Invited Talks




 

Invited Talks

Invited Talk 1: Technology Roadmap for Smart Iris Recognition

Zhenan Sun (China)
Iris recognition has many desirable properties for reliable individual authentication but usability is its largest bottleneck to wide deployment. Thus smart interface and machine intelligent are the objective of next-generation iris recognition. This paper presents the technology roadmap for smart iris recognition (SIR). Firstly, the concept of SIR is introduced, including its definition, characteristics and performance target. Then the evolution process of iris acquisition and recognition algorithm is proposed respectively. With various strategies of human-machine interaction, iris acquisition systems are grouped into seven categories, i.e. Close-range IR, Active IR, IR at a distance, Active IR at a distance, Passive IR on move, Active IR on move, IR for Surveillance. Iris recognition algorithms advance to be more accurate, robust, efficient and secure. The achievements of state-of-the-art iris recognition methods especially the contributions of our research group are reviewed in the roadmap.

Invited Talk 2: Vision-Simulated Imaging

Brian A. Barsky
Vision-simulated imaging (VSI) is the computer generation of synthetic images to simulate a subject's vision, by incorporating the characteristics of a particular individual's entire optical system.

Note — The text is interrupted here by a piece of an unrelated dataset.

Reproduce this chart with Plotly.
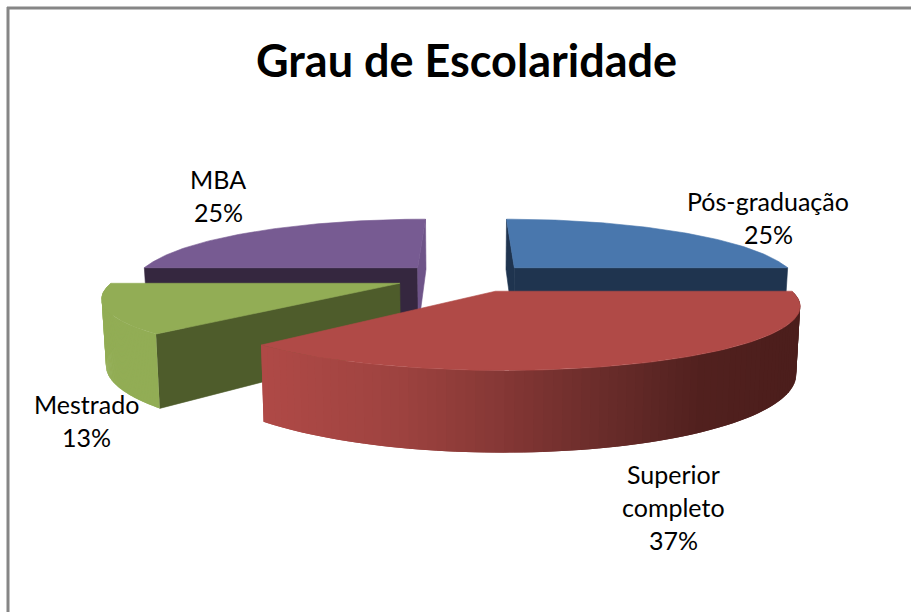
import numpy as np
import plotly.graph_objects as go

categories = ["Pós-graduação", "Superior completo", "Mestrado", "MBA"]
values = [25, 37, 13, 25]
title_text = "Grau de Escolaridade"

# style: colours (top face, wall at slice start, wall at slice end)
TOP = ["#4977ad", "#b04a47", "#92ad55", "#775b92"]
WALL_A = ["#1f344f", None, "#4e5c2b", "#35273f"]
WALL_B = ["#1f344f", None, None, "#6e5488"]
HAS_RIM = [False, True, True, False]
RIM_SOLID = {2: "#92ad55"}
RED_X = [260, 400, 500, 600, 700, 795]
RED_C = [(176, 74, 71), (158, 67, 64), (134, 56, 54), (107, 45, 43), (82, 33, 31), (76, 30, 28)]

# style: projection of the exploded 3-D pie
VX, VY, RX, KY, P, H, D = 466.0, 277.5, 283.0, 57.0, 0.2, 62.0, 0.25


def project(X, Y, Z=0.0):
    X, Y = np.asarray(X, float), np.asarray(Y, float)
    s = 1.0 / (1.0 + P * Y)
    squeeze = 1.0 - 0.012 * (Z / H)
    lift = Y + 0.1 * np.maximum(Y - 0.3, 0)
    return VX + RX * X * s * squeeze, VY - KY * lift * s + Z * s


fig = go.Figure()


def poly(xs, ys, color, width=0.6):
    xs, ys = list(xs), list(ys)
    fig.add_trace(go.Scatter(x=xs + xs[:1], y=ys + ys[:1], mode="lines", fill="toself",
                             fillcolor=color, line=dict(color=color, width=width),
                             hoverinfo="skip", showlegend=False))


def slice_pts(a0, a1, n):
    mid = (a0 + a1) / 2
    ox, oy = D * np.sin(mid), D * np.cos(mid)
    th = np.linspace(a0, a1, n)
    return ox, oy, ox + np.sin(th), oy + np.cos(th)


fractions = np.array(values, float) / sum(values)
edges = np.concatenate([[0], np.cumsum(fractions)]) * 2 * np.pi
spans = [(edges[i], edges[i + 1]) for i in range(len(values))]


def wall(ox, oy, x, y, color):
    xa, ya = project([ox, x], [oy, y])
    xb, yb = project([x, ox], [y, oy], H)
    poly(list(xa) + list(xb), list(ya) + list(yb), color)


def draw(i):
    a0, a1 = spans[i]
    ox, oy, xs, ys = slice_pts(a0, a1, 90)
    if WALL_A[i]:
        wall(ox, oy, xs[0], ys[0], WALL_A[i])
    if WALL_B[i]:
        wall(ox, oy, xs[-1], ys[-1], WALL_B[i])
    if HAS_RIM[i]:
        n = len(xs)
        for k in range(n - 1):
            e = min(k + 3, n)
            xt, yt = project(xs[k:e], ys[k:e])
            xb, yb = project(xs[k:e][::-1], ys[k:e][::-1], H)
            if i in RIM_SOLID:
                c = RIM_SOLID[i]
            else:
                xm = float(project(xs[k:k + 2], ys[k:k + 2])[0].mean())
                c = "rgb(%d,%d,%d)" % tuple(
                    int(np.interp(xm, RED_X, [col[j] for col in RED_C])) for j in range(3))
            poly(list(xt) + list(xb), list(yt) + list(yb), c, width=0)
    px, py = project(np.r_[ox, xs], np.r_[oy, ys])
    poly(px, py, TOP[i])


for i in [3, 0, 2, 1]:
    draw(i)

# labels
FONT = "Lato, Carlito, Calibri, sans-serif"
label_lines = [
    [categories[0], f"{values[0]}%"],
    ["Superior", "completo", f"{values[1]}%"],
    [categories[2], f"{values[2]}%"],
    [categories[3], f"{values[3]}%"],
]
label_xy = [(768, 201), (673, 474), (86, 404), (218, 179)]
annots = []
for lines, (lx, ly) in zip(label_lines, label_xy):
    for j, t in enumerate(lines):
        annots.append(dict(x=lx, y=ly + 33 * j, text=t, showarrow=False,
                           xanchor="center", yanchor="middle",
                           font=dict(family=FONT, size=25, color="#000000")))
annots.append(dict(x=466, y=60, text=f"<b>{title_text}</b>", showarrow=False,
                   xanchor="center", yanchor="middle",
                   font=dict(family=FONT, size=45, color="#000000")))

border = dict(color="#868686", width=3)
fig.update_layout(
    width=911, height=612, margin=dict(l=0, r=0, t=0, b=0),
    paper_bgcolor="#ffffff", plot_bgcolor="#ffffff", showlegend=False,
    xaxis=dict(range=[0, 911], visible=False, fixedrange=True),
    yaxis=dict(range=[612, 0], visible=False, fixedrange=True),
    annotations=annots,
    shapes=[
        dict(type="line", x0=8, x1=8, y0=7, y1=612, line=border, layer="above"),
        dict(type="line", x0=7, x1=911, y0=8, y1=8, line=border, layer="above"),
    ],
)
fig.write_html("out.html", config={"displayModeBar": False},
               post_script="document.body.style.margin='0';document.body.style.overflow='hidden';")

Using measured aberration data from a Shack-Hartmann wavefront aberrometry device, VSI modifies input images to simulate the appearance of the scene for the individual patient. Each input image can be a photograph, synthetic image created by computer, frame from a video, or standard Snellen acuity eye chart -- as long as there is accompanying depth information. An eye chart is very revealing, since it shows what the patient would see during an eye examination, and provides an accurate picture of his or her vision. Using wavefront aberration measurements, we determine a discrete blur function by sampling at a set of focusing distances, specified as a set of depth planes that discretize the three-dimensional space. For each depth plane, we construct an object-space blur filter. VSI methodology comprises several steps: (1) creation of a set of depth images, (2) computation of blur filters, (3) stratification of the image, (4) blurring of each depth image, and (5) composition of the blurred depth images to form a single vision-simulated image

Invited Talk 3: From video-based eye-tracking to imaging brain and perceptual consciousness

Boris M. Velichkovsky
Recent progress in video-based eyetracking can be considered as a silent technological revolution in brain and behavioural sciences, approaching that of brain imaging methods. The importance of this methodology is quite obvious from the point of view of the ecological validity and practical implications of eyetracking. However, it is of a paramount significance for basic neurocognitive research as well. As a matter of fact, human eye movements are a common output of a number of philogenetically evolved and often (though not always) hierarchically organized brain systems. In this presentation, I will demonstrate how contemporary eyetracking research helps to disentangle their influences on task solution completing in a non-trivial way data obtained with neuroimaging methods.

Invited Talk 4: Decomposition of High Angular Resolution Diffusion Images into a Sum of Self-Similar Polynomials on the Sphere

Luc Florack, Evgeniya Balmashnova
We propose a tensorial expansion of high resolution diffusion imaging (HARDI) data on the unit sphere into a sum of self-similar polynomials, i.e. polynomials that retain their form up to a scaling under the act of lowering resolution via the diffusion semigroup generated by the Laplace-Beltrami operator on the sphere. In this way we arrive at a hierarchy of HARDI degrees of freedom into contravariant tensors of successive ranks, each characterized by a corresponding level of detail. We provide a closed-form expression for the scaling behaviour of each homogeneous term in the expansion, and show that classical diffusion tensor imaging (DTI) arises as an asymptotic state of almost vanishing resolution.